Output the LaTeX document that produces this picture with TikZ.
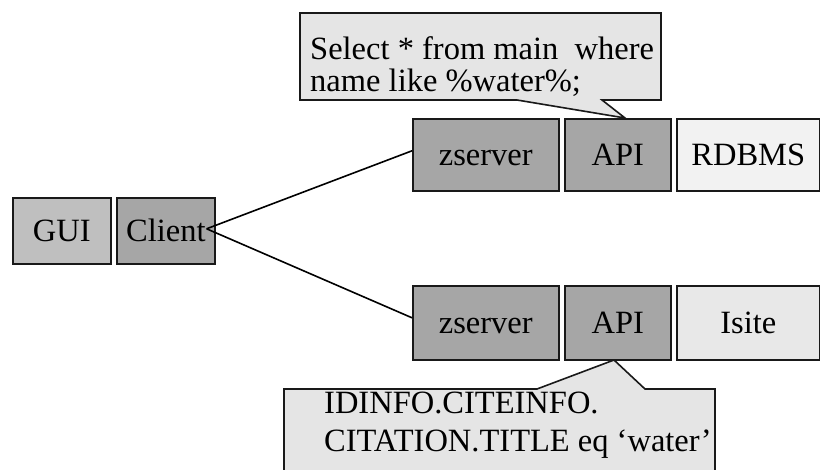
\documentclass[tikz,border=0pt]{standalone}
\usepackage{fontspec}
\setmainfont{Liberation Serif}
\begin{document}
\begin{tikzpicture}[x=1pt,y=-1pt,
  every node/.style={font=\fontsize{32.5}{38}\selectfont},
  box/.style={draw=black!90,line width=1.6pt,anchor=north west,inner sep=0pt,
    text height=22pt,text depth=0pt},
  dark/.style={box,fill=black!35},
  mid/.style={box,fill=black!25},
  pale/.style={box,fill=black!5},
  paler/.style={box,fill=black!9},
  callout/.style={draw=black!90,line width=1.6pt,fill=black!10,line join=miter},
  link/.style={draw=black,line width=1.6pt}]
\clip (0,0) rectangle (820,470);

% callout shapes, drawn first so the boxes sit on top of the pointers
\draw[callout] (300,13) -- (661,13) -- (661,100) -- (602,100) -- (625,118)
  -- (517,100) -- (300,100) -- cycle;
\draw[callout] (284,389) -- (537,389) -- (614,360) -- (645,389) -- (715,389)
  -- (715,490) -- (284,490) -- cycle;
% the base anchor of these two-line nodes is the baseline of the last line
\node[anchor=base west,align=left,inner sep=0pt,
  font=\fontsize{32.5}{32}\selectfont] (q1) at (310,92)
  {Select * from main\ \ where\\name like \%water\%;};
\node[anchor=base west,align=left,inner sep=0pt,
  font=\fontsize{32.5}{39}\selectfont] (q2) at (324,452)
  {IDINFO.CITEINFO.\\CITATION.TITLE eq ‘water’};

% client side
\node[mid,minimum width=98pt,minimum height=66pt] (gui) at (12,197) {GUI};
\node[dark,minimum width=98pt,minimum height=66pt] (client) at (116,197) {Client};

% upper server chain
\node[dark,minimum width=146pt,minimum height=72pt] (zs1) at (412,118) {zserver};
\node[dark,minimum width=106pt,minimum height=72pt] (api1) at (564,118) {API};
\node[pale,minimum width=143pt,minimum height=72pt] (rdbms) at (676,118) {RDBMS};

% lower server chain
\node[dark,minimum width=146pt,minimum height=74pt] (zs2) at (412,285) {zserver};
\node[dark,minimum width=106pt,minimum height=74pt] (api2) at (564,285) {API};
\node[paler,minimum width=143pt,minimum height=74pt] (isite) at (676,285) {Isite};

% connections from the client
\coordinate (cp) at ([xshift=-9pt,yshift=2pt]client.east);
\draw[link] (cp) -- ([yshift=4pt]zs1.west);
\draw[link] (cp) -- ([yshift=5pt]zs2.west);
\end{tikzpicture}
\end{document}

+===+

Written instruction:
Omit the pictures, then quote the rest of the material above exactly.

Final answer:
Output the LaTeX document that produces this picture with TikZ.
\documentclass[tikz,border=0pt]{standalone}
\usepackage{fontspec}
\setmainfont{Liberation Serif}
\begin{document}
\begin{tikzpicture}[x=1pt,y=-1pt,
  every node/.style={font=\fontsize{32.5}{38}\selectfont},
  box/.style={draw=black!90,line width=1.6pt,anchor=north west,inner sep=0pt,
    text height=22pt,text depth=0pt},
  dark/.style={box,fill=black!35},
  mid/.style={box,fill=black!25},
  pale/.style={box,fill=black!5},
  paler/.style={box,fill=black!9},
  callout/.style={draw=black!90,line width=1.6pt,fill=black!10,line join=miter},
  link/.style={draw=black,line width=1.6pt}]
\clip (0,0) rectangle (820,470);

% callout shapes, drawn first so the boxes sit on top of the pointers
\draw[callout] (300,13) -- (661,13) -- (661,100) -- (602,100) -- (625,118)
  -- (517,100) -- (300,100) -- cycle;
\draw[callout] (284,389) -- (537,389) -- (614,360) -- (645,389) -- (715,389)
  -- (715,490) -- (284,490) -- cycle;
% the base anchor of these two-line nodes is the baseline of the last line
\node[anchor=base west,align=left,inner sep=0pt,
  font=\fontsize{32.5}{32}\selectfont] (q1) at (310,92)
  {Select * from main\ \ where\\name like \%water\%;};
\node[anchor=base west,align=left,inner sep=0pt,
  font=\fontsize{32.5}{39}\selectfont] (q2) at (324,452)
  {IDINFO.CITEINFO.\\CITATION.TITLE eq ‘water’};

% client side
\node[mid,minimum width=98pt,minimum height=66pt] (gui) at (12,197) {GUI};
\node[dark,minimum width=98pt,minimum height=66pt] (client) at (116,197) {Client};

% upper server chain
\node[dark,minimum width=146pt,minimum height=72pt] (zs1) at (412,118) {zserver};
\node[dark,minimum width=106pt,minimum height=72pt] (api1) at (564,118) {API};
\node[pale,minimum width=143pt,minimum height=72pt] (rdbms) at (676,118) {RDBMS};

% lower server chain
\node[dark,minimum width=146pt,minimum height=74pt] (zs2) at (412,285) {zserver};
\node[dark,minimum width=106pt,minimum height=74pt] (api2) at (564,285) {API};
\node[paler,minimum width=143pt,minimum height=74pt] (isite) at (676,285) {Isite};

% connections from the client
\coordinate (cp) at ([xshift=-9pt,yshift=2pt]client.east);
\draw[link] (cp) -- ([yshift=4pt]zs1.west);
\draw[link] (cp) -- ([yshift=5pt]zs2.west);
\end{tikzpicture}
\end{document}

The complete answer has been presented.